My first limit problem

$\displaystyle \lim_{x \rightarrow \infty} \sqrt{x^2 + x} - x$

$\displaystyle \Rightarrow \lim_{x \rightarrow \infty} x\times \Big( \sqrt{ 1 + \frac{1}{x}} - 1 \Big)$

$\displaystyle \Rightarrow \lim_{x \rightarrow \infty} \frac{\bigg( \sqrt{1 + \frac{1}{x}} - 1\bigg) }{\frac{1}{x}} \Big(\frac{0}{0} form\Big)$

Applying L'Hopital's Rule :

$\displaystyle \Rightarrow \lim_{x \rightarrow \infty}\frac{ \bigg( \frac{\frac{-1}{x^2}}{2\sqrt{1 + \frac{1}{x}}} \bigg)}{\frac{-1}{x^2}}$

$\displaystyle \Rightarrow \lim_{x \rightarrow \infty} \frac{1}{2 \sqrt{1 + \frac{1}{x}}}$

$\displaystyle \Rightarrow \frac{1}{2 \sqrt{ 1 + 0}}$

$\displaystyle \Rightarrow \boxed{\displaystyle \frac{1}{2}}$

1.- $\lim_{x\to\infty} \left(\sqrt{x^2 + x} - x \right) = \lim_{x\to\infty} \left(\sqrt{x^2 + x} - x \right) \cdot \frac{\sqrt{x^2 + x} + x}{\sqrt{x^2 + x} + x} =$ $= \lim_{x\to\infty} \frac{x^2 + x - x^2}{\sqrt{x^2 + x} + x} = \lim_{x\to\infty} \frac{ x }{\sqrt{x^2 + x} + x} =$ Now, let's divide numerator and denominator by x $= \lim_{x\to\infty} \frac{1}{\sqrt{1 + \frac{1}{x}} + 1} = \frac{1}{2}$

I have an intriguing way of solving this which i kinda discovered.

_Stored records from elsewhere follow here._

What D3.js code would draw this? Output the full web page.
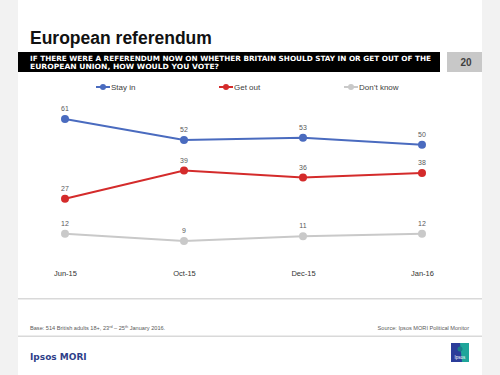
<!DOCTYPE html>
<html><head><meta charset="utf-8">
<script src="https://cdn.jsdelivr.net/npm/d3@7"></script>
<style>body{margin:0;background:#f2f2f2;}svg{display:block;}</style>
</head><body>
<script>
const months = ["Jun-15","Oct-15","Dec-15","Jan-16"];
const stayIn = [61,52,53,50];
const getOut = [27,39,36,38];
const dontKnow = [12,9,11,12];
const seriesNames = ["Stay in","Get out","Don\u2019t know"];
const seriesColors = ["#4a6bbf","#d42b2b","#c9c9c9"];

const W=500,H=375;
const svg=d3.select("body").append("svg").attr("width",W).attr("height",H);
svg.append("rect").attr("width",W).attr("height",H).attr("fill","#f2f2f2");
svg.append("rect").attr("x",18).attr("y",0).attr("width",464).attr("height",H).attr("fill","#fff");

svg.append("text").attr("x",30).attr("y",44).attr("font-family","Liberation Sans").attr("font-weight","bold")
  .attr("font-size",17.5).attr("fill","#111").text("European referendum");

svg.append("rect").attr("x",18).attr("y",52).attr("width",422).attr("height",20).attr("fill","#000");
const q=svg.append("text").attr("font-family","DejaVu Sans").attr("font-weight","bold").attr("font-size",7.2).attr("fill","#fff");
q.append("tspan").attr("x",30).attr("y",60.5).attr("textLength",401).attr("lengthAdjust","spacingAndGlyphs").text("IF THERE WERE A REFERENDUM NOW ON WHETHER BRITAIN SHOULD STAY IN OR GET OUT OF THE");
q.append("tspan").attr("x",30).attr("y",69).attr("textLength",189).attr("lengthAdjust","spacingAndGlyphs").text("EUROPEAN UNION, HOW WOULD YOU VOTE?");
svg.append("rect").attr("x",447).attr("y",52).attr("width",35).attr("height",20).attr("fill","#c8c8c8");
svg.append("text").attr("x",466).attr("y",66).attr("text-anchor","middle").attr("font-family","Liberation Sans").attr("font-weight","bold").attr("font-size",10).attr("fill","#404040").text("20");

const x=d3.scalePoint().domain(months).range([65,422]);
const y=d3.scaleLinear().domain([0,61]).range([262,119]);

const data=[stayIn,getOut,dontKnow];
const legendX=[96,219,344];
data.forEach((vals,i)=>{
  const c=seriesColors[i];
  const g=svg.append("g");
  g.append("path").datum(vals).attr("fill","none").attr("stroke",c).attr("stroke-width",2)
    .attr("d",d3.line().x((d,j)=>x(months[j])).y(d=>y(d)));
  g.selectAll("circle").data(vals).join("circle").attr("cx",(d,j)=>x(months[j])).attr("cy",d=>y(d)).attr("r",4).attr("fill",c);
  g.selectAll("text").data(vals).join("text").attr("x",(d,j)=>x(months[j])).attr("y",d=>y(d)-8)
    .attr("text-anchor","middle").attr("font-family","Liberation Sans").attr("font-size",7).attr("fill","#595959").text(d=>d);
  const lx=legendX[i];
  svg.append("line").attr("x1",lx).attr("x2",lx+14).attr("y1",87).attr("y2",87).attr("stroke",c).attr("stroke-width",2);
  svg.append("circle").attr("cx",lx+7).attr("cy",87).attr("r",3).attr("fill",c);
  svg.append("text").attr("x",lx+15).attr("y",90).attr("font-family","Liberation Sans").attr("font-size",8).attr("fill","#404040").text(seriesNames[i]);
});

const xa=svg.append("g").attr("transform","translate(0,262)").call(d3.axisBottom(x).tickSize(0).tickPadding(9));
xa.select(".domain").remove();
xa.selectAll("text").attr("font-family","Liberation Sans").attr("font-size",7.5).attr("fill","#333");

svg.append("rect").attr("x",18).attr("y",298).attr("width",464).attr("height",1.5).attr("fill","#d9d9d9");
svg.append("rect").attr("x",18).attr("y",335.5).attr("width",464).attr("height",1.5).attr("fill","#d9d9d9");

const b=svg.append("text").attr("x",30).attr("y",330).attr("font-family","Liberation Sans").attr("font-size",5.6).attr("fill","#595959");
b.append("tspan").text("Base: 514  British adults 18+, 23");
b.append("tspan").attr("font-size",3.8).attr("dy",-1.8).text("rd");
b.append("tspan").attr("dy",1.8).text(" \u2013 25");
b.append("tspan").attr("font-size",3.8).attr("dy",-1.8).text("th");
b.append("tspan").attr("dy",1.8).text(" January 2016.");
svg.append("text").attr("x",469).attr("y",330).attr("text-anchor","end").attr("font-family","Liberation Sans").attr("font-size",5.6).attr("fill","#595959").text("Source: Ipsos MORI Political Monitor");

svg.append("text").attr("x",30).attr("y",360).attr("font-family","DejaVu Sans").attr("font-weight","bold").attr("font-size",9).attr("fill","#2f3f8a").text("Ipsos MORI");
const lg=svg.append("g");
lg.append("rect").attr("x",451).attr("y",343).attr("width",18).attr("height",19).attr("fill","#2b3d9a");
lg.append("path").attr("d","M460,343 L469,343 L469,362 L462,362 Z").attr("fill","#1fa59a");
lg.append("circle").attr("cx",460).attr("cy",349).attr("r",2.5).attr("fill","#1a7f8a");
lg.append("text").attr("x",460).attr("y",359).attr("text-anchor","middle").attr("font-family","Liberation Sans").attr("font-size",4.5).attr("fill","#fff").text("Ipsos");
</script>
</body></html>
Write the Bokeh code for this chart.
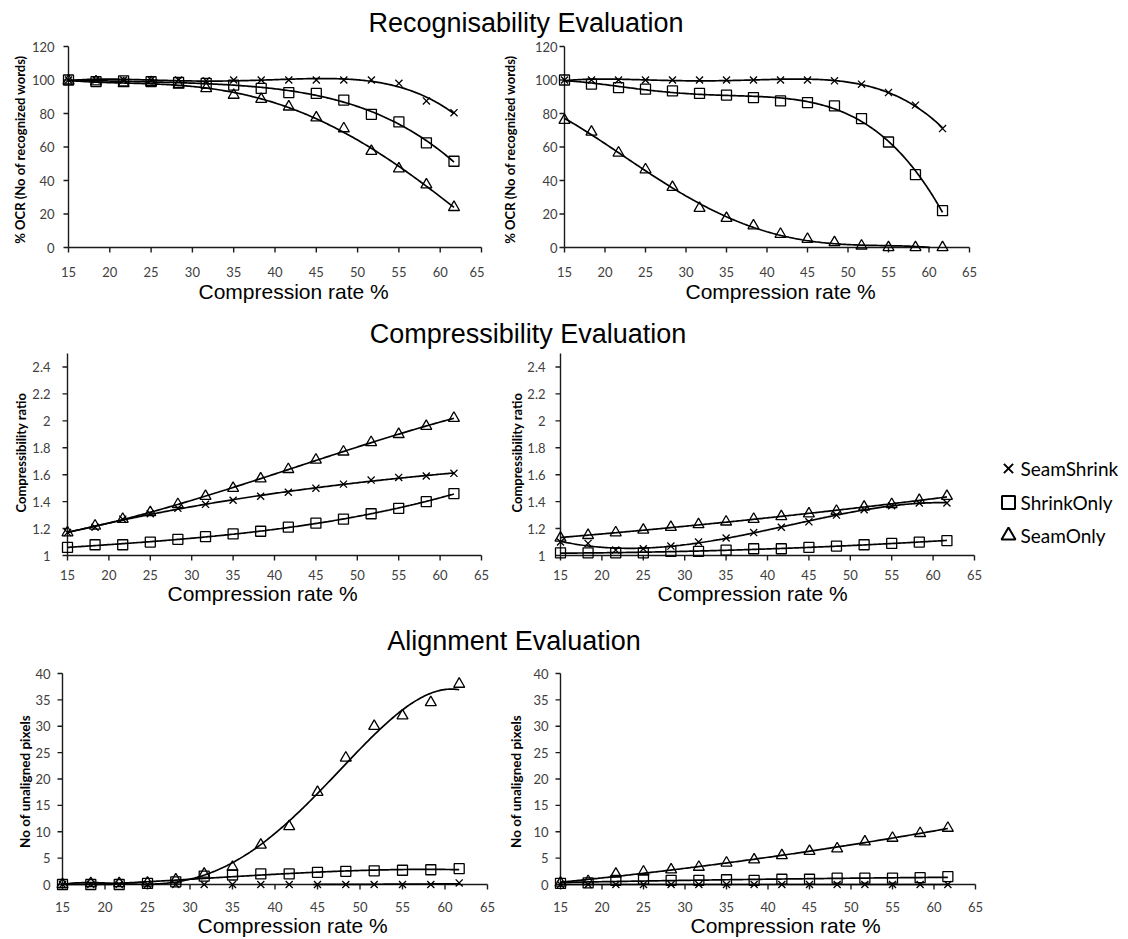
import numpy as np
from bokeh.plotting import figure
from bokeh.layouts import column, row
from bokeh.models import Div, Range1d, FixedTicker, CustomJSTickFormatter, Title
from bokeh.core.properties import value
from bokeh.embed import file_html
from bokeh.resources import INLINE

# ---------------- data ----------------
compression = [15, 18.33, 21.67, 25, 28.33, 31.67, 35, 38.33, 41.67, 45, 48.33, 51.67, 55, 58.33, 61.67]
x_ticks = [15, 20, 25, 30, 35, 40, 45, 50, 55, 60, 65]
series_names = ["SeamShrink", "ShrinkOnly", "SeamOnly"]
row_titles = ["Recognisability Evaluation", "Compressibility Evaluation", "Alignment Evaluation"]
x_title = "Compression rate %"
y_titles = ["% OCR (No of recognized words)", "Compressibility ratio", "No of unaligned pixels"]

ocr_ticks = [0, 20, 40, 60, 80, 100, 120]
ratio_ticks = [1, 1.2, 1.4, 1.6, 1.8, 2, 2.2, 2.4]
pixel_ticks = [0, 5, 10, 15, 20, 25, 30, 35, 40]

rec_left_seamshrink = [100, 100, 100, 100, 100, 99.5, 100, 100, 100, 100, 100, 100, 98, 87.5, 80.5]
rec_left_shrinkonly = [100, 99, 99.5, 99, 98.5, 98, 97, 95, 92.5, 92, 88, 79.5, 75, 62.5, 51.5]
rec_left_seamonly = [99.5, 99, 98, 98.5, 97, 95, 91, 88.5, 84, 77.5, 71, 57.5, 47, 37.5, 24]

rec_right_seamshrink = [100, 100, 100, 100, 100, 100, 100, 100, 100, 100, 99.5, 97.5, 92.5, 85, 71]
rec_right_shrinkonly = [100, 97.5, 95.5, 94.5, 93.5, 92, 91, 89.5, 87.5, 86.5, 84.5, 77, 63, 43.5, 22]
rec_right_seamonly = [76, 69, 56.5, 46.5, 36, 23.5, 17.5, 13, 8, 5, 3, 1, 0, 0, 0]

comp_left_seamshrink = [1.17, 1.21, 1.27, 1.31, 1.35, 1.38, 1.41, 1.44, 1.47, 1.50, 1.53, 1.56, 1.58, 1.59, 1.61]
comp_left_shrinkonly = [1.06, 1.08, 1.08, 1.10, 1.12, 1.14, 1.16, 1.18, 1.21, 1.24, 1.27, 1.31, 1.35, 1.40, 1.46]
comp_left_seamonly = [1.17, 1.22, 1.27, 1.32, 1.38, 1.44, 1.50, 1.57, 1.64, 1.71, 1.77, 1.84, 1.90, 1.96, 2.02]

comp_right_seamshrink = [1.10, 1.09, 1.04, 1.05, 1.07, 1.10, 1.13, 1.17, 1.21, 1.25, 1.30, 1.34, 1.37, 1.39, 1.39]
comp_right_shrinkonly = [1.02, 1.02, 1.02, 1.02, 1.03, 1.03, 1.04, 1.05, 1.05, 1.06, 1.07, 1.08, 1.09, 1.10, 1.11]
comp_right_seamonly = [1.13, 1.15, 1.17, 1.19, 1.21, 1.23, 1.25, 1.27, 1.29, 1.31, 1.33, 1.36, 1.38, 1.41, 1.44]

align_left_seamshrink = [0, 0, 0, 0, 0, 0, 0, 0, 0, 0, 0, 0, 0, 0, 0.3]
align_left_shrinkonly = [0, 0, 0, 0.2, 0.5, 1.6, 1.8, 2.0, 2.0, 2.3, 2.5, 2.6, 2.7, 2.8, 3.0]
align_left_seamonly = [0, 0.2, 0.2, 0.3, 0.9, 2.0, 3.3, 7.5, 11, 17.5, 24, 30, 32, 34.5, 38]

align_right_seamshrink = [0, 0, 0, 0, 0, 0, 0, 0, 0, 0, 0, 0, 0, 0, 0]
align_right_shrinkonly = [0.2, 0.3, 0.8, 1.0, 0.8, 0.8, 0.9, 0.8, 1.0, 1.0, 1.2, 1.2, 1.2, 1.3, 1.5]
align_right_seamonly = [0.3, 0.6, 2.0, 2.4, 2.8, 3.3, 4.1, 4.7, 5.5, 6.3, 6.8, 8.1, 8.8, 9.7, 10.7]

# ---------------- styling ----------------
MARKERS = {"SeamShrink": ("x", 10), "ShrinkOnly": ("square", 10), "SeamOnly": ("triangle", 11)}
TICK_FONT = "Lato"
TICK_COLOR = "#404040"
AXIS_COLOR = "#1a1a1a"
PAD_L, PAD_B, PAD_R, PAD_T = 7, 8, 3, 3


def make_panel(fig_xy, fig_wh, box, yr, yticks, series, ytitle, ytitle_size,
               ystand, xstand, ytitle_gap, xtitle_gap, xtitle_left, ytitle_bottom=None,
               ratio_fmt=False):
    fx, fy = fig_xy
    fw, fh = fig_wh
    L, R, T, B = box
    ymin, ymax = yr
    x0, x1 = x_ticks[0], x_ticks[-1]
    sx = (R - L) / (x1 - x0)
    sy = (B - T) / (ymax - ymin)
    fl, fr, ft, fb = L - PAD_L, R + PAD_R, T - PAD_T, B + PAD_B
    p = figure(width=fw, height=fh,
               x_range=Range1d(x0 - PAD_L / sx, x1 + PAD_R / sx),
               y_range=Range1d(ymin - PAD_B / sy, ymax + PAD_T / sy),
               min_border_left=fl - fx, min_border_right=max(fx + fw - fr, 0),
               min_border_top=ft - fy, min_border_bottom=fy + fh - fb,
               output_backend="svg", toolbar_location=None)
    p.outline_line_color = None
    p.grid.visible = False
    p.xaxis.ticker = FixedTicker(ticks=x_ticks)
    p.yaxis.ticker = FixedTicker(ticks=yticks)
    if ratio_fmt:
        p.yaxis.formatter = CustomJSTickFormatter(code="return String(Math.round(tick*10)/10);")
    for ax in p.axis:
        ax.axis_line_color = None
        ax.major_tick_line_color = None
        ax.minor_tick_line_color = None
        ax.major_tick_in = 0
        ax.major_tick_out = 0
        ax.minor_tick_in = 0
        ax.minor_tick_out = 0
        ax.major_label_text_font = TICK_FONT
        ax.major_label_text_font_size = "13px"
        ax.major_label_text_color = TICK_COLOR
    p.yaxis.major_label_standoff = ystand
    p.xaxis.major_label_standoff = xstand

    # axis lines and tick marks at the Excel-like positions (x = 15, y = ymin)
    tick_len = 5
    p.segment(x0=[x0, x0], y0=[ymin, ymin], x1=[x1, x0], y1=[ymin, ymax],
              line_color=AXIS_COLOR, line_width=1.4)
    p.segment(x0=x_ticks, y0=[ymin] * len(x_ticks), x1=x_ticks,
              y1=[ymin - tick_len / sy] * len(x_ticks), line_color=AXIS_COLOR, line_width=1.4)
    p.segment(x0=[x0] * len(yticks), y0=yticks, x1=[x0 - tick_len / sx] * len(yticks),
              y1=yticks, line_color=AXIS_COLOR, line_width=1.4)

    xs = np.array(compression, dtype=float)
    xf = np.linspace(xs.min(), xs.max(), 240)
    for name, ys, deg in series:
        coef = np.polyfit(xs, np.array(ys, dtype=float), deg)
        yf = np.polyval(coef, xf)
        yf = np.where((yf < ymin) | (yf > ymax), np.nan, yf)
        p.line(xf, yf, line_color="black", line_width=1.7)
    for name, ys, deg in series:
        marker, size = MARKERS[name]
        p.scatter(xs, ys, marker=marker, size=size, line_color="black",
                  fill_color=None, line_width=1.3)

    p.add_layout(Title(text=x_title, align="left", offset=xtitle_left - fl, standoff=xtitle_gap,
                       text_font="Liberation Sans", text_font_size="21px",
                       text_font_style="normal", text_color="black"), "below")
    if ytitle_bottom is None:
        ytl = Title(text=ytitle, align="center", standoff=ytitle_gap)
    else:
        ytl = Title(text=ytitle, align="left", offset=fb - ytitle_bottom, standoff=ytitle_gap)
    ytl.text_font = "Lato"
    ytl.text_font_size = ytitle_size
    ytl.text_font_style = "bold"
    ytl.text_color = "black"
    p.add_layout(ytl, "left")
    return p


def title_div(text, center_x, size, h=30, top_pad=0):
    w = int(round(2 * center_x))
    html = (f'<div style="width:{w}px;height:{h - top_pad}px;padding-top:{top_pad}px;'
            f"text-align:center;font-family:'Liberation Sans',Arial,sans-serif;"
            f'font-size:{size}px;line-height:30px;color:#000;white-space:nowrap;margin:0">{text}</div>')
    return Div(text=html, width=1112, height=h, margin=(0, 0, 0, 0))


ROW1_TB, ROW2_TB, ROW3_TB = (46, 247), (353, 555), (673, 884)

p1 = make_panel((0, 38), (484, 281), (68, 481) + ROW1_TB, (0, 120), ocr_ticks,
                [("SeamShrink", rec_left_seamshrink, 4), ("ShrinkOnly", rec_left_shrinkonly, 4),
                 ("SeamOnly", rec_left_seamonly, 4)],
                y_titles[0], "13px", 7, 11, 1, -3, 198)
p2 = make_panel((484, 38), (508, 281), (564, 969) + ROW1_TB, (0, 120), ocr_ticks,
                [("SeamShrink", rec_right_seamshrink, 4), ("ShrinkOnly", rec_right_shrinkonly, 5),
                 ("SeamOnly", rec_right_seamonly, 4)],
                y_titles[0], "13px", 0, 11, 27, -3, 685)
p3 = make_panel((0, 349), (496, 277), (67, 481) + ROW2_TB, (1, 2.5), ratio_ticks,
                [("SeamShrink", comp_left_seamshrink, 3), ("ShrinkOnly", comp_left_shrinkonly, 3),
                 ("SeamOnly", comp_left_seamonly, 3)],
                y_titles[1], "13px", 10, 6, 0.5, -6, 167, ytitle_bottom=512, ratio_fmt=True)
p4 = make_panel((496, 349), (496, 277), (560, 974) + ROW2_TB, (1, 2.5), ratio_ticks,
                [("SeamShrink", comp_right_seamshrink, 4), ("ShrinkOnly", comp_right_shrinkonly, 2),
                 ("SeamOnly", comp_right_seamonly, 2)],
                y_titles[1], "13px", 8, 6, 0, -6, 657, ytitle_bottom=512, ratio_fmt=True)
p5 = make_panel((0, 656), (496, 282), (62, 487) + ROW3_TB, (0, 40), pixel_ticks,
                [("SeamShrink", align_left_seamshrink, 2), ("ShrinkOnly", align_left_shrinkonly, 3),
                 ("SeamOnly", align_left_seamonly, 4)],
                y_titles[2], "13.5px", 5, 9, 0, -6, 197)
p6 = make_panel((496, 656), (496, 282), (560, 975) + ROW3_TB, (0, 40), pixel_ticks,
                [("SeamShrink", align_right_seamshrink, 1), ("ShrinkOnly", align_right_shrinkonly, 2),
                 ("SeamOnly", align_right_seamonly, 2)],
                y_titles[2], "13.5px", 5, 9, 13, -6, 690)

# legend panel (no axes); its frame is aligned with the row's plot frames,
# so its y range is expressed in row-local pixels of that frame
row2_top = 349
leg = figure(width=130, height=277, x_range=Range1d(0, 130),
             y_range=Range1d(ROW2_TB[1] + PAD_B - row2_top, ROW2_TB[0] - PAD_T - row2_top),
             x_axis_location=None, y_axis_location=None,
             min_border_left=0, min_border_right=0, min_border_top=0, min_border_bottom=0,
             output_backend="svg", toolbar_location=None)
leg.grid.visible = False
leg.outline_line_color = None
leg_y = [119, 153, 186]
for name, yy in zip(series_names, leg_y):
    marker, size = MARKERS[name]
    leg.scatter([16], [yy], marker=marker, size=size + 3, line_color="black",
                fill_color=None, line_width=2)
leg.text(x=[28, 28, 28], y=leg_y, text=series_names, text_font=value("Lato"),
         text_font_size="19px", text_baseline="middle", text_align="left", text_color="black")

layout = column(
    title_div(row_titles[0], 526, 27, h=38, top_pad=8),
    row(p1, p2),
    title_div(row_titles[1], 528, 27),
    row(p3, p4, leg),
    title_div(row_titles[2], 514, 27),
    row(p5, p6),
)

open("out.html", "w").write(file_html(layout, INLINE))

I solved it by A.M.- G.M. inequality. $x+(1/2) \geq \sqrt{x(x+1)}$

As x tends to ∞, x ≈ x+1. Hence we can use the upper limit. Hence, the term reduces to x+(1/2)-x = 1/2. ( I doubt this step too but i leave it to the masters to guide me) This solution makes me wonder how should we deal with infinities O.o but one thing is for sure, x tends to infinity but not infinity ;)

Rationalise and then take 'x' common in numerator as well as denominator

You can show this with binomial expansion for the root: sqrt(x^2+x)=x*sqrt(1+1/x) is approx. x(1+1/2x) as 1/x->0. So, you get x+1/2-x=1/2.

$\begin{aligned} \lim_{x \to \infty} \sqrt{x^2+x}-x &= \lim_{x \to \infty} \sqrt{\left (x+\frac{1}{2} \right )^2-\frac{1}{4}}-x \\ &= \lim_{x \to \infty} \sqrt{ \left (x+\frac{1}{2} \right )^2}-x \\ &= \lim_{x \to \infty} \left (x+\frac{1}{2} \right )-x \\ &= \frac{1}{2} \end{aligned}$